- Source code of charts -
##########

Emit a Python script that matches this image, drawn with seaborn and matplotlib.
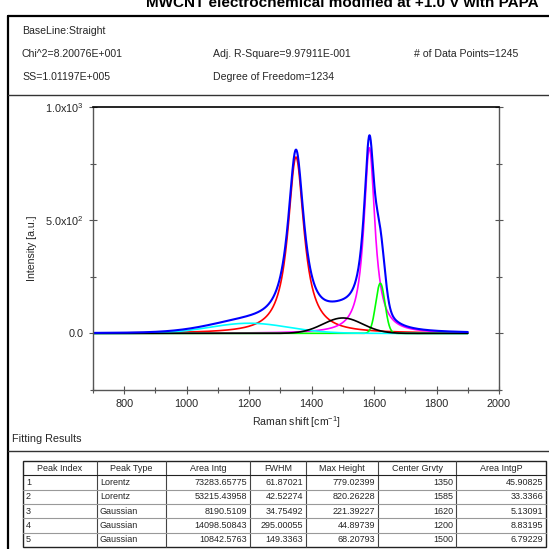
import numpy as np
import pandas as pd
import matplotlib
matplotlib.use("Agg")
import matplotlib.pyplot as plt
import seaborn as sns
from matplotlib.patches import Rectangle
from matplotlib.ticker import FixedLocator

# ---------------- data ----------------
title = "MWCNT electrochemical modified at +1.0 V with PAPA"
header_lines = ["BaseLine:Straight",
                "Chi^2=8.20076E+001", "Adj. R-Square=9.97911E-001", "# of Data Points=1245",
                "SS=1.01197E+005", "Degree of Freedom=1234"]
peak_index = ["1", "2", "3", "4", "5"]
peak_type = ["Lorentz", "Lorentz", "Gaussian", "Gaussian", "Gaussian"]
area_intg = ["73283.65775", "53215.43958", "8190.5109", "14098.50843", "10842.5763"]
fwhm = [61.87021, 42.52274, 34.75492, 295.00055, 149.3363]
fwhm_txt = ["61.87021", "42.52274", "34.75492", "295.00055", "149.3363"]
max_height = [779.02399, 820.26228, 221.39227, 44.89739, 68.20793]
max_height_txt = ["779.02399", "820.26228", "221.39227", "44.89739", "68.20793"]
center = [1350, 1585, 1620, 1200, 1500]
area_intgp = ["45.90825", "33.3366", "5.13091", "8.83195", "6.79229"]
col_names = ["Peak Index", "Peak Type", "Area Intg", "FWHM", "Max Height", "Center Grvty", "Area IntgP"]
peak_colors = ["#ff0000", "#ff00ff", "#00ff00", "#00ffff", "#000000"]
cum_color = "#0000ff"
x_start, x_end, n_points = 700, 1900, 1245

# ---------------- curves from fitted parameters ----------------
x = np.linspace(x_start, x_end, n_points)
curves = {}
for i in range(5):
    if peak_type[i] == "Lorentz":
        y = max_height[i] * fwhm[i] ** 2 / (4 * (x - center[i]) ** 2 + fwhm[i] ** 2)
    else:
        y = max_height[i] * np.exp(-4 * np.log(2) * (x - center[i]) ** 2 / fwhm[i] ** 2)
    curves[f"Peak{i+1}"] = y
cum = np.sum(list(curves.values()), axis=0)

rows = []
for k, y in curves.items():
    rows.append(pd.DataFrame({"x": x, "y": y, "series": k}))
df = pd.concat(rows, ignore_index=True)
df_cum = pd.DataFrame({"x": x, "y": cum})

# ---------------- figure ----------------
sns.set_theme(style="white")
plt.rcParams["font.family"] = ["Liberation Sans", "DejaVu Sans"]
plt.rcParams["mathtext.default"] = "regular"

W = H = 549
fig = plt.figure(figsize=(5.49, 5.49), dpi=100)
fig.patch.set_facecolor("white")

# overlay axes in pixel coordinates (y downward)
ov = fig.add_axes([0, 0, 1, 1])
ov.set_xlim(0, W)
ov.set_ylim(H, 0)
ov.axis("off")
ov.set_zorder(-1)

# title (cut off at top, as in the reference)
ov.text(342, 7, title, ha="center", va="baseline", fontsize=11, fontweight="bold", color="black")
# frame
ov.plot([8, W + 5], [15.5, 15.5], color="black", lw=1.6)
ov.plot([8, 8], [15.5, H + 5], color="black", lw=1.6)
ov.plot([8, W + 5], [95, 95], color="#333333", lw=1.0)
ov.plot([8, W + 5], [451, 451], color="#333333", lw=1.0)

fs = 7.6
ov.text(22, 34, header_lines[0], fontsize=fs, va="baseline")
ov.text(22, 57, header_lines[1], fontsize=fs, va="baseline")
ov.text(213, 57, header_lines[2], fontsize=fs, va="baseline")
ov.text(414, 57, header_lines[3], fontsize=fs, va="baseline")
ov.text(22, 80, header_lines[4], fontsize=fs, va="baseline")
ov.text(213, 80, header_lines[5], fontsize=fs, va="baseline")

ov.text(12, 442, "Fitting Results", fontsize=7.8, va="baseline")

# table
cols = [23, 97, 166, 250, 306, 378, 456, 546]
top, bot = 461, 547
row_h = (bot - top) / 6
ov.add_patch(Rectangle((cols[0], top), cols[-1] - cols[0], bot - top, fill=False, ec="#222222", lw=1.0))
for c in cols[1:-1]:
    ov.plot([c, c], [top, bot], color="#444444", lw=0.8)
for r in range(1, 6):
    yy = top + r * row_h
    ov.plot([cols[0], cols[-1]], [yy, yy], color="#222222" if r == 1 else "#999999", lw=0.8)
tfs = 6.5
for j, name in enumerate(col_names):
    ov.text((cols[j] + cols[j + 1]) / 2, top + row_h / 2, name, fontsize=tfs, ha="center", va="center")
table_cols = [peak_index, peak_type, area_intg, fwhm_txt, max_height_txt, [str(c) for c in center], area_intgp]
for j, col in enumerate(table_cols):
    for r, val in enumerate(col):
        yy = top + (r + 1.5) * row_h
        if j < 2:
            ov.text(cols[j] + 3, yy, val, fontsize=tfs, ha="left", va="center")
        else:
            ov.text(cols[j + 1] - 3, yy, val, fontsize=tfs, ha="right", va="center")

# main plot axes: left 93, right 499, top 107, bottom 390 (pixels)
ax = fig.add_axes([93 / W, 1 - 390 / H, (499 - 93) / W, (390 - 107) / H])
sns.lineplot(data=df, x="x", y="y", hue="series", palette=peak_colors, lw=1.2,
             legend=False, ax=ax, sort=False)
sns.lineplot(data=df_cum, x="x", y="y", color=cum_color, lw=1.5, ax=ax, sort=False)

ax.set_xlim(700, 2000)
ax.set_ylim(-250, 1000)
ax.xaxis.set_major_locator(FixedLocator([800, 1000, 1200, 1400, 1600, 1800, 2000]))
ax.xaxis.set_minor_locator(FixedLocator([700, 900, 1100, 1300, 1500, 1700, 1900]))
ax.yaxis.set_major_locator(FixedLocator([0, 500, 1000]))
ax.yaxis.set_minor_locator(FixedLocator([-250, 250, 750]))
ax.set_yticklabels(["0.0", "5.0x10$^{2}$", "1.0x10$^{3}$"])
ax.set_xlabel("Raman shift [cm$^{-1}$]", fontsize=7.6, labelpad=4)
ax.set_ylabel("Intensity [a.u.]", fontsize=7.6, labelpad=6)
ax.tick_params(axis="both", which="both", labelsize=7.8, color="#555555",
               direction="inout", bottom=True, left=True, right=True, top=False)
ax.tick_params(axis="both", which="major", length=6, width=0.8)
ax.tick_params(axis="both", which="minor", length=4, width=0.8)
ax.tick_params(axis="y", which="both", right=True, labelright=False)
for s in ["left", "bottom", "right"]:
    ax.spines[s].set_color("#555555")
    ax.spines[s].set_linewidth(1.0)
ax.spines["top"].set_color("black")
ax.spines["top"].set_linewidth(1.2)
ax.set_facecolor("white")
ax.grid(False)

fig.savefig("out.png", dpi=100)
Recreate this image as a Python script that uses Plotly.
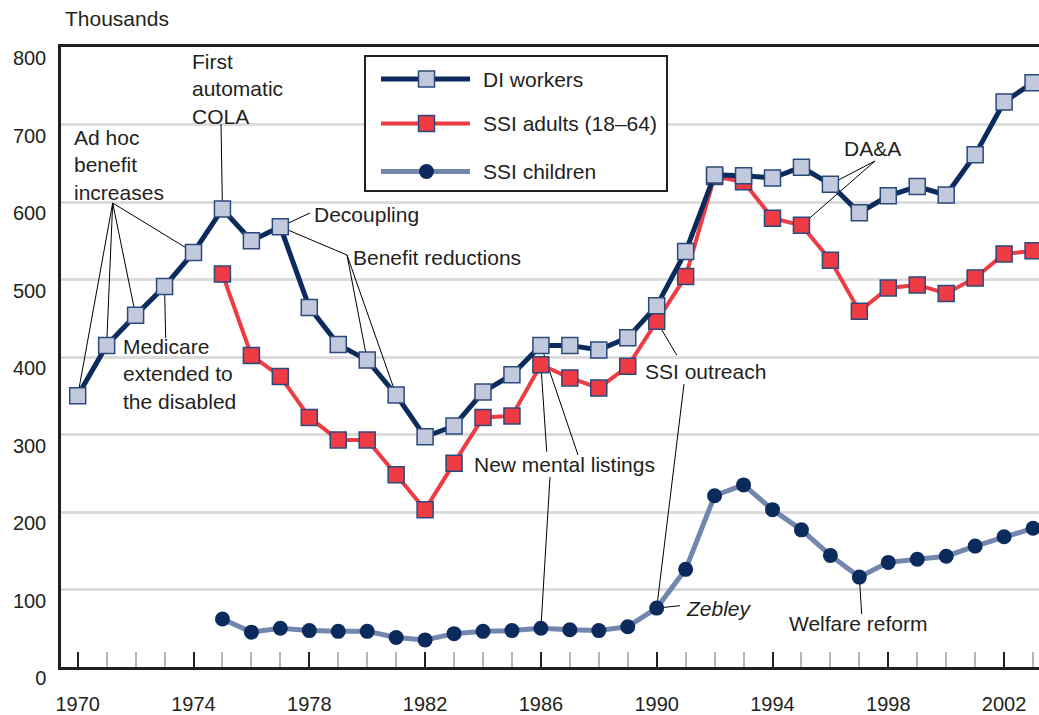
import plotly.graph_objects as go

# ---------------- data ----------------
years = list(range(1970, 2004))
di_workers = [350, 415, 454, 491, 535, 591, 550, 568, 464, 416,
              396, 351, 297, 311, 355, 377, 415, 415, 409, 425,
              466, 536, 635, 634, 631, 645, 623, 586, 608, 620,
              609, 661, 729, 754]
ssi_years = list(range(1975, 2004))
ssi_adults = [507, 402, 375, 322, 293, 293, 248, 203, 263, 322,
              324, 390, 373, 360, 388, 446, 504, 633, 626, 579,
              570, 525, 459, 489, 493, 482, 502, 533, 537]
ssi_children = [62, 45, 50, 47, 46, 46, 38, 35, 43, 46,
                47, 50, 48, 47, 52, 76, 126, 221, 235, 203,
                177, 144, 116, 135, 139, 143, 156, 168, 179]
series_names = ["DI workers", "SSI adults (18\u201364)", "SSI children"]
y_ticks = [0, 100, 200, 300, 400, 500, 600, 700, 800]
x_ticks = list(range(1970, 2003, 4))

# ---------------- styling ----------------
FONT = "Liberation Sans, Arial, Helvetica, sans-serif"
TXT = "#231f20"
NAVY = "#0b2b5c"
DI_FILL = "#c3c9dc"
MK_EDGE = "#2a4a7c"
RED = "#ee3b44"
STEEL = "#7386ad"
FS = 21

W, H = 1039, 715
PX_L, PX_R, PY_T, PY_B = 61, 1039, 47, 667
PX_1970, PX_PER_YEAR = 77.7, 28.95
PX_PER_UNIT = (PY_B - PY_T) / 800.0


def xd(px):
    return 1970 + (px - PX_1970) / PX_PER_YEAR


def yd(py):
    return (PY_B - py) / PX_PER_UNIT


def pt(xs, ys, yr):
    return yr, ys[xs.index(yr)]


fig = go.Figure()

fig.add_trace(go.Scatter(
    x=ssi_years, y=ssi_children, mode="lines+markers", name=series_names[2],
    line=dict(color=STEEL, width=5),
    marker=dict(symbol="circle", size=15, color=NAVY, line=dict(width=0)),
    showlegend=False, cliponaxis=False))
fig.add_trace(go.Scatter(
    x=ssi_years, y=ssi_adults, mode="lines+markers", name=series_names[1],
    line=dict(color=RED, width=4),
    marker=dict(symbol="square", size=16, color=RED, line=dict(width=1.5, color=MK_EDGE)),
    showlegend=False, cliponaxis=False))
fig.add_trace(go.Scatter(
    x=years, y=di_workers, mode="lines+markers", name=series_names[0],
    line=dict(color=NAVY, width=5),
    marker=dict(symbol="square", size=16, color=DI_FILL, line=dict(width=1.5, color=MK_EDGE)),
    showlegend=False, cliponaxis=False))

shapes = []
annotations = []


def leader(px, py, target):
    shapes.append(dict(type="line", xref="x", yref="y", layer="between",
                       x0=xd(px), y0=yd(py), x1=target[0], y1=target[1],
                       line=dict(color="#000000", width=1)))


def label(px, py, text, italic=False):
    annotations.append(dict(x=xd(px), y=yd(py), xref="x", yref="y", text=text,
                            showarrow=False, xanchor="left", yanchor="middle", align="left",
                            borderpad=0,
                            font=dict(family=FONT, size=FS, color=TXT,
                                      style="italic" if italic else "normal")))


DI = lambda yr: pt(years, di_workers, yr)
AD = lambda yr: pt(ssi_years, ssi_adults, yr)
CH = lambda yr: pt(ssi_years, ssi_children, yr)

# Ad hoc benefit increases
label(73, 165, "Ad hoc<br>benefit<br>increases")
for yr in (1970, 1971, 1972, 1974):
    leader(112.7, 203, DI(yr))
# First automatic COLA
label(191, 89, "First<br>automatic<br>COLA")
leader(221, 124, DI(1975))
# Decoupling
label(313, 214, "Decoupling")
leader(310, 213, DI(1977))
# Benefit reductions
label(352, 257, "Benefit reductions")
for yr in (1977, 1980, 1981):
    leader(347, 255, DI(yr))
# Medicare
label(122, 374, "Medicare<br>extended to<br>the disabled")
leader(165.7, 338, DI(1973))
# New mental listings
label(473, 464, "New mental listings")
leader(546.7, 451.7, AD(1986))
leader(578, 455, DI(1986))
leader(550, 477, CH(1986))
# SSI outreach
label(644, 371, "SSI outreach")
leader(676.7, 355, AD(1990))
leader(684, 384, CH(1990))
# DA&A
label(843, 148, "DA&amp;A")
leader(875, 161, DI(1996))
leader(875, 161, AD(1995))
# Zebley
label(685, 608, "Zebley", italic=True)
leader(680, 605.7, CH(1990))
# Welfare reform
label(788, 623, "Welfare reform")
leader(861.7, 614, CH(1997))

# Thousands (axis unit, above the plot area -> paper coordinates)
annotations.append(dict(x=(64 - PX_L) / (PX_R - PX_L), y=(PY_B - 19) / (PY_B - PY_T),
                        xref="paper", yref="paper", text="Thousands",
                        showarrow=False, xanchor="left", yanchor="middle", borderpad=0,
                        font=dict(family=FONT, size=FS, color=TXT)))

# ---------------- legend (drawn manually) ----------------
shapes.append(dict(type="rect", xref="x", yref="y", layer="above",
                   x0=xd(365), x1=xd(667), y0=yd(56), y1=yd(191),
                   fillcolor="white", line=dict(color=TXT, width=2)))
rows = [79, 123.5, 171.5]
leg_styles = [
    (NAVY, 5, "square", DI_FILL, MK_EDGE),
    (RED, 4, "square", RED, MK_EDGE),
    (STEEL, 5, "circle", NAVY, NAVY),
]
for (lc, lw, sym, fc, ec), ry, name in zip(leg_styles, rows, series_names):
    shapes.append(dict(type="line", xref="x", yref="y", layer="above",
                       x0=xd(381), x1=xd(470), y0=yd(ry), y1=yd(ry),
                       line=dict(color=lc, width=lw)))
    half = 8 if sym == "square" else 7.5
    shapes.append(dict(type="rect" if sym == "square" else "circle", xref="x", yref="y",
                       layer="above",
                       x0=xd(426.5 - half), x1=xd(426.5 + half),
                       y0=yd(ry - half), y1=yd(ry + half),
                       fillcolor=fc, line=dict(color=ec, width=1.5 if sym == "square" else 0)))
    annotations.append(dict(x=xd(482), y=yd(ry), xref="x", yref="y", text=name,
                            showarrow=False, xanchor="left", yanchor="middle", borderpad=0,
                            font=dict(family=FONT, size=FS, color=TXT)))

fig.update_layout(
    width=W, height=H,
    margin=dict(l=PX_L, r=W - PX_R, t=PY_T, b=H - PY_B, autoexpand=False),
    paper_bgcolor="white", plot_bgcolor="white",
    showlegend=False,
    shapes=shapes, annotations=annotations,
    font=dict(family=FONT, size=20, color=TXT),
)
fig.update_xaxes(
    range=[xd(PX_L), xd(PX_R)], automargin=False,
    tickmode="array", tickvals=x_ticks, ticktext=[str(v) for v in x_ticks],
    ticks="inside", ticklen=15, tickwidth=2, tickcolor=TXT,
    minor=dict(tick0=1970, dtick=1, ticks="inside", ticklen=15, tickwidth=2,
               tickcolor="#b5b5b5", showgrid=False),
    showgrid=False, zeroline=False,
    showline=True, linecolor=TXT, linewidth=2.5, mirror=True,
    ticklabelstandoff=17,
    tickfont=dict(family=FONT, size=20, color=TXT),
)
fig.update_yaxes(
    range=[0, 800], automargin=False,
    tickmode="array", tickvals=y_ticks, ticktext=[str(v) for v in y_ticks],
    ticks="", showgrid=True, gridcolor="#dcdcdc", gridwidth=2.5,
    zeroline=False, showline=True, linecolor=TXT, linewidth=2.5,
    ticklabelstandoff=8, ticklabelshift=11,
    tickfont=dict(family=FONT, size=20, color=TXT),
)

fig.write_html(
    "out.html",
    config={"displayModeBar": False},
    post_script="document.body.style.margin='0';document.body.style.overflow='hidden';",
)
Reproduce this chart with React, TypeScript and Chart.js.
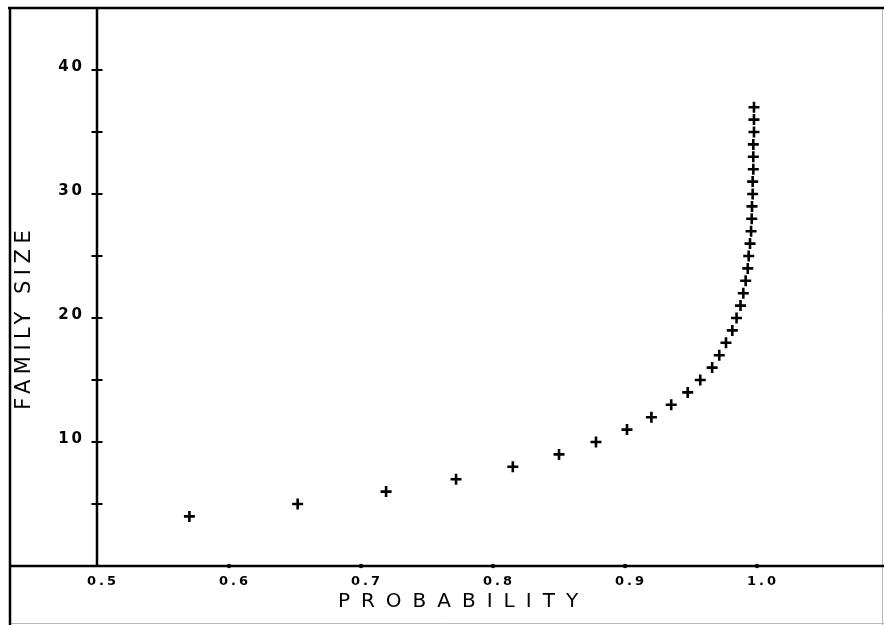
import React, { useEffect, useRef } from "react";
import { Chart, registerables } from "chart.js";

Chart.register(...registerables);

const familySize = [
  4, 5, 6, 7, 8, 9, 10, 11, 12, 13, 14, 15, 16, 17, 18, 19, 20, 21, 22, 23,
  24, 25, 26, 27, 28, 29, 30, 31, 32, 33, 34, 35, 36, 37,
];
const probability = [
  0.570, 0.652, 0.719, 0.772, 0.815, 0.850, 0.878, 0.9015, 0.920, 0.935,
  0.9475, 0.957, 0.966, 0.9714, 0.9765, 0.9813, 0.9845, 0.9875, 0.9896,
  0.9914, 0.993, 0.9937, 0.9947, 0.9955, 0.996, 0.9962, 0.9967, 0.9967,
  0.9972, 0.9972, 0.9972, 0.9977, 0.9977, 0.9977,
];
const yLabelValues = [10, 20, 30, 40];
const xTitle = "PROBABILITY";
const yTitle = "FAMILY SIZE";

const framePlugin = {
  id: "frame",
  beforeDraw(chart: any) {
    (chart.ctx as any).letterSpacing = "3px";
  },
  afterDraw(chart: any) {
    const { ctx, chartArea, scales } = chart;
    const xs = scales.x;
    const ys = scales.y;
    const W = chart.width;
    const H = chart.height;
    ctx.save();
    (ctx as any).letterSpacing = "0px";
    // faint outer page edges
    ctx.strokeStyle = "#b8b8b8";
    ctx.lineWidth = 1;
    ctx.beginPath();
    ctx.moveTo(W - 1.5, chartArea.top);
    ctx.lineTo(W - 1.5, H);
    ctx.moveTo(chartArea.left - 88, H - 1.5);
    ctx.lineTo(W, H - 1.5);
    ctx.stroke();
    // frame
    ctx.strokeStyle = "#000";
    ctx.lineWidth = 2.5;
    ctx.beginPath();
    ctx.moveTo(chartArea.left - 89, chartArea.top);
    ctx.lineTo(W, chartArea.top);
    ctx.moveTo(chartArea.left - 87, chartArea.top - 1);
    ctx.lineTo(chartArea.left - 87, H);
    ctx.moveTo(chartArea.left - 88, chartArea.bottom);
    ctx.lineTo(W, chartArea.bottom);
    ctx.moveTo(chartArea.left, chartArea.top);
    ctx.lineTo(chartArea.left, chartArea.bottom);
    ctx.stroke();
    // y tick marks crossing the axis
    ctx.lineWidth = 2;
    ctx.beginPath();
    for (const t of ys.ticks) {
      if (t.value <= 0 || t.value >= ys.max) continue;
      const py = ys.getPixelForValue(t.value);
      ctx.moveTo(chartArea.left - 5.5, py);
      ctx.lineTo(chartArea.left + 5.5, py);
    }
    ctx.stroke();
    // x tick dots
    ctx.fillStyle = "#000";
    for (const t of xs.ticks) {
      if (t.value <= xs.min + 1e-9) continue;
      const px = xs.getPixelForValue(t.value);
      ctx.beginPath();
      ctx.arc(px, chartArea.bottom, 2.2, 0, Math.PI * 2);
      ctx.fill();
    }
    // axis titles
    ctx.fillStyle = "#000";
    ctx.textAlign = "center";
    ctx.textBaseline = "middle";
    ctx.save();
    ctx.font = '21px "DejaVu Sans"';
    (ctx as any).letterSpacing = "5.5px";
    ctx.translate(chartArea.left - 72, chartArea.top + 312);
    ctx.rotate(-Math.PI / 2);
    ctx.fillText(yTitle, 2.75, 0);
    ctx.restore();
    ctx.font = '20px "DejaVu Sans"';
    (ctx as any).letterSpacing = "11px";
    ctx.fillText(xTitle, chartArea.left + 361 + 5.5, chartArea.bottom + 36);
    ctx.restore();
  },
};

export default function App() {
  const ref = useRef<HTMLCanvasElement | null>(null);
  useEffect(() => {
    document.body.style.margin = "0";
    const canvas = ref.current;
    if (!canvas) return;
    const chart = new Chart(canvas, {
      type: "scatter",
      data: {
        datasets: [
          {
            data: familySize.map((s, i) => ({ x: probability[i], y: s })),
            pointStyle: "cross",
            pointRadius: 5.5,
            pointBorderWidth: 2.6,
            borderColor: "#000",
            backgroundColor: "#000",
            showLine: false,
          },
        ],
      },
      options: {
        animation: false,
        responsive: false,
        devicePixelRatio: 1,
        layout: {
          autoPadding: false,
          padding: { left: 9, top: 8, right: 0, bottom: 0 },
        },
        plugins: {
          legend: { display: false },
          tooltip: { enabled: false },
        },
        scales: {
          x: {
            type: "linear",
            min: 0.5,
            max: 1.0962,
            afterFit: (s: any) => {
              s.height = 59;
              s.paddingLeft = 0;
              s.paddingRight = 0;
            },
            grid: { display: false, drawTicks: false },
            border: { display: false },
            ticks: {
              stepSize: 0.1,
              includeBounds: false,
              autoSkip: false,
              maxRotation: 0,
              padding: 8,
              labelOffset: 6,
              color: "#000",
              font: { family: "DejaVu Sans", size: 13, weight: "bold" },
              callback: (v: any) => Number(v).toFixed(1),
            },
          },
          y: {
            type: "linear",
            min: 0,
            max: 45,
            afterFit: (s: any) => {
              s.width = 88;
              s.paddingTop = 0;
              s.paddingBottom = 0;
            },
            grid: { display: false, drawTicks: false },
            border: { display: false },
            ticks: {
              stepSize: 5,
              autoSkip: false,
              padding: 12,
              labelOffset: -3,
              color: "#000",
              font: { family: "DejaVu Sans", size: 15, weight: "bold" },
              callback: (v: any) =>
                yLabelValues.includes(Number(v)) ? String(v) : "",
            },
          },
        },
      },
      plugins: [framePlugin],
    });
    return () => chart.destroy();
  }, []);
  return (
    <canvas
      ref={ref}
      width={884}
      height={625}
      style={{ display: "block", width: 884, height: 625 }}
    />
  );
}
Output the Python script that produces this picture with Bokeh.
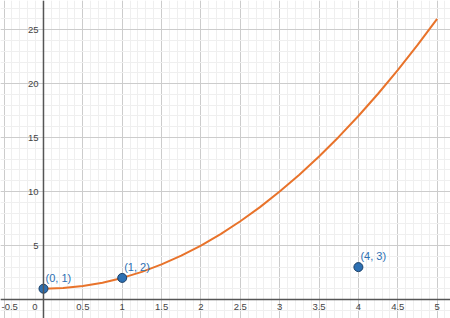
from bokeh.plotting import figure
from bokeh.models import Span, SingleIntervalTicker, ColumnDataSource
from bokeh.core.properties import value
from bokeh.embed import file_html
from bokeh.resources import INLINE

# Curve values
curve_x = [0, 0.25, 0.5, 0.75, 1, 1.25, 1.5, 1.75, 2, 2.25, 2.5, 2.75, 3, 3.25, 3.5, 3.75, 4, 4.25, 4.5, 4.75, 5]
curve_y = [1, 1.06, 1.25, 1.56, 2, 2.56, 3.25, 4.06, 5, 6.06, 7.25, 8.56, 10, 11.56, 13.25, 15.06, 17, 19.06, 21.25, 23.56, 26]

# Labelled points
pt_x = [0, 1, 4]
pt_y = [1, 2, 3]
pt_labels = ["(0, 1)", "(1, 2)", "(4, 3)"]

# Tick labels
x_ticks = [0.5, 1, 1.5, 2, 2.5, 3, 3.5, 4, 4.5, 5]
x_tick_labels = ["0.5", "1", "1.5", "2", "2.5", "3", "3.5", "4", "4.5", "5"]
y_ticks = [5, 10, 15, 20, 25]
y_tick_labels = ["5", "10", "15", "20", "25"]
x_min, x_max = -0.546, 5.17
y_min, y_max = -1.76, 27.7

p = figure(width=450, height=318, x_range=(x_min, x_max), y_range=(y_min, y_max),
           output_backend="svg", toolbar_location=None, min_border=0)
p.outline_line_color = None
p.xaxis.visible = False
p.yaxis.visible = False
p.background_fill_color = "white"

p.xgrid.ticker = SingleIntervalTicker(interval=0.5, num_minor_ticks=5)
p.ygrid.ticker = SingleIntervalTicker(interval=5, num_minor_ticks=5)
for g in (p.xgrid, p.ygrid):
    g.grid_line_color = "#cccccc"
    g.grid_line_width = 1
    g.minor_grid_line_color = "#efefef"
    g.minor_grid_line_width = 1

p.add_layout(Span(location=0, dimension="height", line_color="#555555", line_width=1.5))
p.add_layout(Span(location=0, dimension="width", line_color="#555555", line_width=1.5))

font = value("Liberation Sans")
p.text(x=x_ticks, y=[0] * len(x_ticks), text=x_tick_labels, text_align="center",
       text_baseline="top", y_offset=4, text_font_size="9.5px", text_color="#444444", text_font=font)
# "-0.5" sits at the left edge; keep it fully inside the frame
p.text(x=[x_min], y=[0], text=["-0.5"], text_align="left", text_baseline="top",
       x_offset=1, y_offset=4, text_font_size="9.5px", text_color="#444444", text_font=font)
p.text(x=[0], y=[0], text=["0"], text_align="right", text_baseline="top",
       x_offset=-6, y_offset=4, text_font_size="9.5px", text_color="#444444", text_font=font)
p.text(x=[0] * len(y_ticks), y=y_ticks, text=y_tick_labels, text_align="right",
       text_baseline="middle", x_offset=-5, text_font_size="9.5px", text_color="#444444", text_font=font)

p.line(curve_x, curve_y, line_color="#e8732b", line_width=2)

src = ColumnDataSource(dict(x=pt_x, y=pt_y, label=pt_labels))
p.scatter("x", "y", source=src, size=9, fill_color="#2d70b3", line_color="#1b3f66", line_width=1)
p.text("x", "y", text="label", source=src, x_offset=2, y_offset=-5, text_baseline="bottom",
       text_align="left", text_font_size="11px", text_color="#2d70b3", text_font=font)

open("out.html", "w").write(file_html(p, INLINE))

##########

Transcribe the entries from their first line to the line that holds "x_start, x_end, n_points = 700, 1900, 1245", both included, and skip every picture.

Emit a Python script that matches this image, drawn with seaborn and matplotlib.
import numpy as np
import pandas as pd
import matplotlib
matplotlib.use("Agg")
import matplotlib.pyplot as plt
import seaborn as sns
from matplotlib.patches import Rectangle
from matplotlib.ticker import FixedLocator

# ---------------- data ----------------
title = "MWCNT electrochemical modified at +1.0 V with PAPA"
header_lines = ["BaseLine:Straight",
                "Chi^2=8.20076E+001", "Adj. R-Square=9.97911E-001", "# of Data Points=1245",
                "SS=1.01197E+005", "Degree of Freedom=1234"]
peak_index = ["1", "2", "3", "4", "5"]
peak_type = ["Lorentz", "Lorentz", "Gaussian", "Gaussian", "Gaussian"]
area_intg = ["73283.65775", "53215.43958", "8190.5109", "14098.50843", "10842.5763"]
fwhm = [61.87021, 42.52274, 34.75492, 295.00055, 149.3363]
fwhm_txt = ["61.87021", "42.52274", "34.75492", "295.00055", "149.3363"]
max_height = [779.02399, 820.26228, 221.39227, 44.89739, 68.20793]
max_height_txt = ["779.02399", "820.26228", "221.39227", "44.89739", "68.20793"]
center = [1350, 1585, 1620, 1200, 1500]
area_intgp = ["45.90825", "33.3366", "5.13091", "8.83195", "6.79229"]
col_names = ["Peak Index", "Peak Type", "Area Intg", "FWHM", "Max Height", "Center Grvty", "Area IntgP"]
peak_colors = ["#ff0000", "#ff00ff", "#00ff00", "#00ffff", "#000000"]
cum_color = "#0000ff"
x_start, x_end, n_points = 700, 1900, 1245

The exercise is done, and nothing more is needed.